On Jan. 15, 2026, Judge Carl Nichols of the federal District Court for the District of Columbia issued a preliminary injunction blocking another stop-work order for Empire Wind, which is approximately 60% complete and is scheduled to become operational in 2027. (Empire Wind also received a stop-work order in April 2025, which was lifted by the Trump administration in May 2025 without litigation.) According to media reports, Judge Nichols explained his decision on a telephone call with the parties, in which he said that Empire Wind had demonstrated that its project faced irreparable harm from the pause on construction and demonstrated a likelihood that it would eventually prevail in its lawsuit, which alleged that the government’s actions were arbitrary and capricious.
And on Jan. 16, 2026, Judge Jamar Walker of the federal District Court for the Eastern District of Virginia issued an injunction allowing construction to proceed on CVOW, which is projected to be completed and begin delivering power in late 2026. Judge Walker reportedly explained that the evidence did not indicate an imminent national security risk, nor the necessity for a stop-work order.
Orsted has also sued to block the stop-work order directed to Sunrise Wind, which is nearly halfway complete. A court has scheduled a Feb. 2, 2026, hearing for that case.
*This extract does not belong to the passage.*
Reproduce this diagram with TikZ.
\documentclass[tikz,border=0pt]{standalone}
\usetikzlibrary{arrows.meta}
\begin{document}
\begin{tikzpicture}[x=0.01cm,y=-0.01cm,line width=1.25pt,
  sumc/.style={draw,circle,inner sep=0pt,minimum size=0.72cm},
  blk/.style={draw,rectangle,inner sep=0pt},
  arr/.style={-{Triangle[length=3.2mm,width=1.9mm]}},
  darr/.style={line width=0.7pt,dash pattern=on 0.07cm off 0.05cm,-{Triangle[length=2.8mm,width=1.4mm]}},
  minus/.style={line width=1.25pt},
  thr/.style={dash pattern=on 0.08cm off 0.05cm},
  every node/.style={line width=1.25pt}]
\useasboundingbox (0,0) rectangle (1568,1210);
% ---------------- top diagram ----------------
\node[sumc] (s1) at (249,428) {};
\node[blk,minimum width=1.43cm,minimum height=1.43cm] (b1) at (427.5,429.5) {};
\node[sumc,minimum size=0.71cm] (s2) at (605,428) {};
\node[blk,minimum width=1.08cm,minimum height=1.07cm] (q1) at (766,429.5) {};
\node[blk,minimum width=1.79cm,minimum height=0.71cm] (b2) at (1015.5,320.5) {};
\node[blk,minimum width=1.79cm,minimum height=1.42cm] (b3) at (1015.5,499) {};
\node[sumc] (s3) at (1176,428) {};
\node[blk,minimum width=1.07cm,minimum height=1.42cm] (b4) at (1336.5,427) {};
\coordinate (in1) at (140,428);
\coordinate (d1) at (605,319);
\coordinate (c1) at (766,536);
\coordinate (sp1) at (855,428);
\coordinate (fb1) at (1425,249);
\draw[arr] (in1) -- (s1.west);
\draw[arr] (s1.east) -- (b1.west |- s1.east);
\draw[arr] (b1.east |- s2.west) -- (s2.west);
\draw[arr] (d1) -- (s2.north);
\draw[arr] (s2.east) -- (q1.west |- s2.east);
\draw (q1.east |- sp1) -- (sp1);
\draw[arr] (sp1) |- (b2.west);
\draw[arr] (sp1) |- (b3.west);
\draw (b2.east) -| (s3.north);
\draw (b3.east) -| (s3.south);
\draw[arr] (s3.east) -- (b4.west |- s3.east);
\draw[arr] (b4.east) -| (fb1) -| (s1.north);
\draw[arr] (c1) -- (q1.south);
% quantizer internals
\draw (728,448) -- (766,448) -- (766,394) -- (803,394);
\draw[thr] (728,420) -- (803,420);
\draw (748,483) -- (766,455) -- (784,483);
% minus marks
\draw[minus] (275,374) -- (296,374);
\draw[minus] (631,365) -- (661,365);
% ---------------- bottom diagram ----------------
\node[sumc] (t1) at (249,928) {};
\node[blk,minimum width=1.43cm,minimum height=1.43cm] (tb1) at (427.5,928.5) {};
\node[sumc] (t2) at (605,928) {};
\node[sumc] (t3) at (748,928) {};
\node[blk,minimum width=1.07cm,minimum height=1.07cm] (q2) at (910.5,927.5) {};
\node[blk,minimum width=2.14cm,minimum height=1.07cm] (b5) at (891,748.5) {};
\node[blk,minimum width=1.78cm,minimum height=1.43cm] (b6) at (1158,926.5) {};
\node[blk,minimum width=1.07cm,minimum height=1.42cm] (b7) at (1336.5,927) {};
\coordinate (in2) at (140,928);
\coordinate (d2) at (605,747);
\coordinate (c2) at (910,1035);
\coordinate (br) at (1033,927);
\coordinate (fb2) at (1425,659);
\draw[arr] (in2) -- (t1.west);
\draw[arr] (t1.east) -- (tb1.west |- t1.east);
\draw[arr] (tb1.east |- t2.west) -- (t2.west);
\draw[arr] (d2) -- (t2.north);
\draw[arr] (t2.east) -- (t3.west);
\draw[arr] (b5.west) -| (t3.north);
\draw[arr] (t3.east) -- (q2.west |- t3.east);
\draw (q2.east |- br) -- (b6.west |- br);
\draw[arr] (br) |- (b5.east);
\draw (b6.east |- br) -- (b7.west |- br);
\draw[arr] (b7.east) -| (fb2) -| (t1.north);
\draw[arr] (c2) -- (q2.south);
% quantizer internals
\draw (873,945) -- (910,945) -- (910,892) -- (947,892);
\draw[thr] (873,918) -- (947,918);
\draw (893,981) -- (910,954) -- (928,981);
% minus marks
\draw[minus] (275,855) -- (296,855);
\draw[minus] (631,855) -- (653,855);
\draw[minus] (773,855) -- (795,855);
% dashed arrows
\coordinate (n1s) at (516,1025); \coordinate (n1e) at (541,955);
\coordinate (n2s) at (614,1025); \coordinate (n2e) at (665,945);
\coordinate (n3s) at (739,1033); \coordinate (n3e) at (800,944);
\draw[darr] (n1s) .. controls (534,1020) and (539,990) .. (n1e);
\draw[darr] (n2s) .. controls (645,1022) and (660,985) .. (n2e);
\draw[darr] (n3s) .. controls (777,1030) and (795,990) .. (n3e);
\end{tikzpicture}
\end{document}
Similarly, the developers of Vineyard Wind filed a suit against the stop-work order directed to that project on Jan. 15, 2026, and the state of New York has also sued to block the stop-work order relating to both Empire Wind and Sunrise Wind.
These developments come only a month after a Dec. 8, 2025, ruling in New York v. Trump, in which a Massachusetts federal judge addressed the Trump administration’s moratorium on permitting and approvals for all wind energy projects nationwide. In that case, the court vacated orders from several federal agencies implementing that moratorium on permitting and approvals for wind energy projects.
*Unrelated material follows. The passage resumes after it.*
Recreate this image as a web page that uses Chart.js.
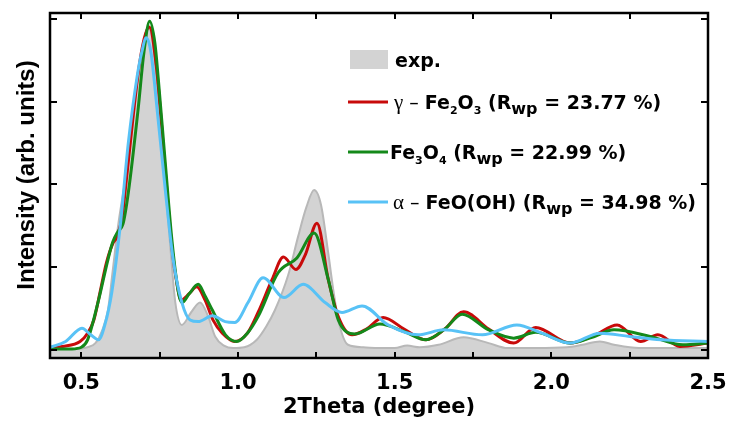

In sum, three courts have granted preliminary injunctions allowing construction on offshore wind projects to proceed despite the Trump administration’s stop-work order, courts will soon hear motions seeking preliminary injunctions for the other two offshore wind projects under construction, and another court declared the administration’s moratorium on wind permitting unlawful. While final decisions on the merits of the cases challenging the offshore wind stop-work order remain to be considered, the developers have claimed victory in all three of the preliminary injunction hearings thus far. If wind developers continue to succeed in these lawsuits, it might suggest a challenging terrain for instances where the government seeks to stop major infrastructure projects that received prior approval and have advanced in their construction.